Dhondup Wangchen, 35, was charged with trying to split the country and sentenced on Dec. 28, said Wangpo Tethong. The family only recently found out about the punishment because court officials in the northwestern Chinese city of Xining have been withholding information from relatives, he said.
"(Relatives) went to the court to get further information, this was yesterday, and they came back without anything," Wangpo said, adding that the family has not received any information in writing.
Calls to multiple departments at the Xining Intermediate People's Court rang unanswered Thursday.
Dhondup Wangchen has appealed, said Li Dunyong, a lawyer hired by the family who was forced off the case and replaced by a government-appointed attorney.
"Leaving Fear Behind" features ordinary Tibetans and the filmmaker himself saying that Beijing's policies in Tibet are threatening the remote region's traditional Buddhist culture. It was filmed in Tibet and other ethnically Tibetan areas of China in the run-up to the 2008 Olympic Games in Beijing.
"The Chinese are saying that they have made so many improvements in Tibet. But we don't see any improvement at all," Dhondup Wangchen said in his film.
"The truth is that Tibetans are not free to speak of their suffering," he said.
Dhondup Wangchen was arrested in March 2008, shortly before violent riots broke out in the Tibetan capital of Lhasa. The riots led to the most sustained Tibetan uprising against Chinese rule in decades.
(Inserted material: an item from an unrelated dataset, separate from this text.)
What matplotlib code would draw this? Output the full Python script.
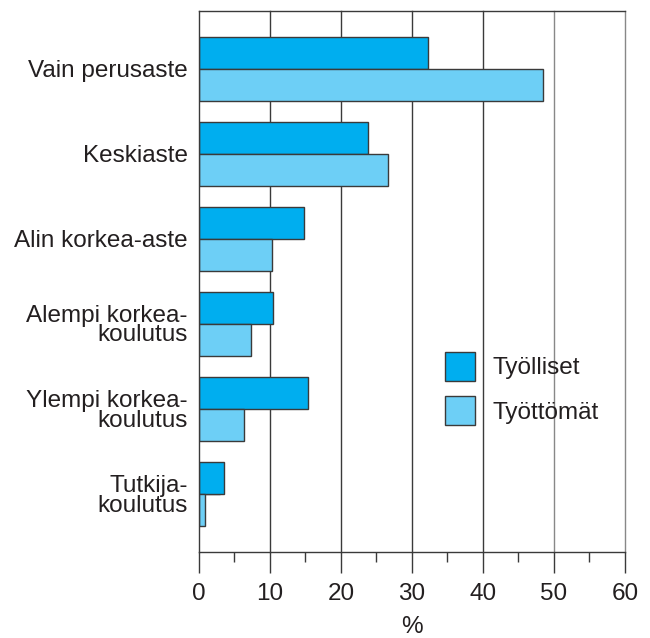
import matplotlib.pyplot as plt
import numpy as np

plt.rcParams['font.family'] = ['Liberation Sans', 'DejaVu Sans']

# data
categories = ['Vain perusaste', 'Keskiaste', 'Alin korkea-aste',
              'Alempi korkea-\nkoulutus', 'Ylempi korkea-\nkoulutus', 'Tutkija-\nkoulutus']
tyolliset = [32.2, 23.8, 14.8, 10.5, 15.3, 3.5]
tyottomat = [48.4, 26.6, 10.3, 7.4, 6.4, 0.85]
series_names = ['Työlliset', 'Työttömät']
xticks = [0, 10, 20, 30, 40, 50, 60]

fs = 17.5
txt = '#231f20'

fig = plt.figure(figsize=(6.5, 6.38), dpi=100)
ax = fig.add_axes([0.306, 0.1348, 0.6555, 0.848])

y = np.arange(len(categories))
h = 0.376
edge = '#3a3a3a'
ax.barh(y - h / 2, tyolliset, height=h, color='#00AEEF', edgecolor=edge, linewidth=1.0,
        label=series_names[0], zorder=2)
ax.barh(y + h / 2, tyottomat, height=h, color='#6DCFF6', edgecolor=edge, linewidth=1.0,
        label=series_names[1], zorder=2)

ax.set_ylim(len(categories) - 1 + 0.68, -0.68)
ax.set_xlim(0, 60)
ax.set_xticks(xticks)
ax.set_xticks(np.arange(5, 60, 10), minor=True)
ax.set_yticks(y)
ax.set_yticklabels(categories, fontsize=fs, color=txt, linespacing=0.88)
ax.tick_params(axis='y', direction='in', length=15, width=1.0, color=edge, pad=8)
ax.tick_params(axis='x', which='major', direction='out', length=15, width=1.0, color=edge,
               labelsize=fs, labelcolor=txt, pad=7)
ax.tick_params(axis='x', which='minor', direction='out', length=7, width=1.0, color=edge)

for v in xticks[1:]:
    c = '#888888' if v >= 50 else edge
    ax.axvline(v, color=c, linewidth=1.0, zorder=1, clip_on=False)

for side in ['left', 'bottom', 'top']:
    ax.spines[side].set_color(edge)
    ax.spines[side].set_linewidth(1.0)
ax.spines['right'].set_visible(False)

ax.set_xlabel('%', fontsize=fs, color=txt, labelpad=8)

leg = ax.legend(loc='upper left', bbox_to_anchor=(0.577, 0.37), frameon=False,
                fontsize=fs, handlelength=1.25, handleheight=1.45,
                labelspacing=0.65, handletextpad=0.7, borderaxespad=0, borderpad=0)
for t in leg.get_texts():
    t.set_color(txt)
for p in leg.get_patches():
    p.set_edgecolor(edge)

fig.savefig('out.png', dpi=100)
China says Tibet has historically been part of its territory since the mid-13th century, and the Communist Party has governed the Himalayan region since 1951. But many Tibetans say they were effectively independent for most of their history, and that the Chinese government wants to exploit their resource-rich region while crushing their cultural identity.
Wangpo, who lives in Zurich, Switzerland, accused Chinese authorities of beating Dhondup Wangchen during the early part of his detention but said treatment improved after the Olympics. He also said the filmmaker has contracted hepatitis while imprisoned.
The documentary was edited by Dhondup Wangchen's cousin in Switzerland, after the filmmaker smuggled his tapes out of China.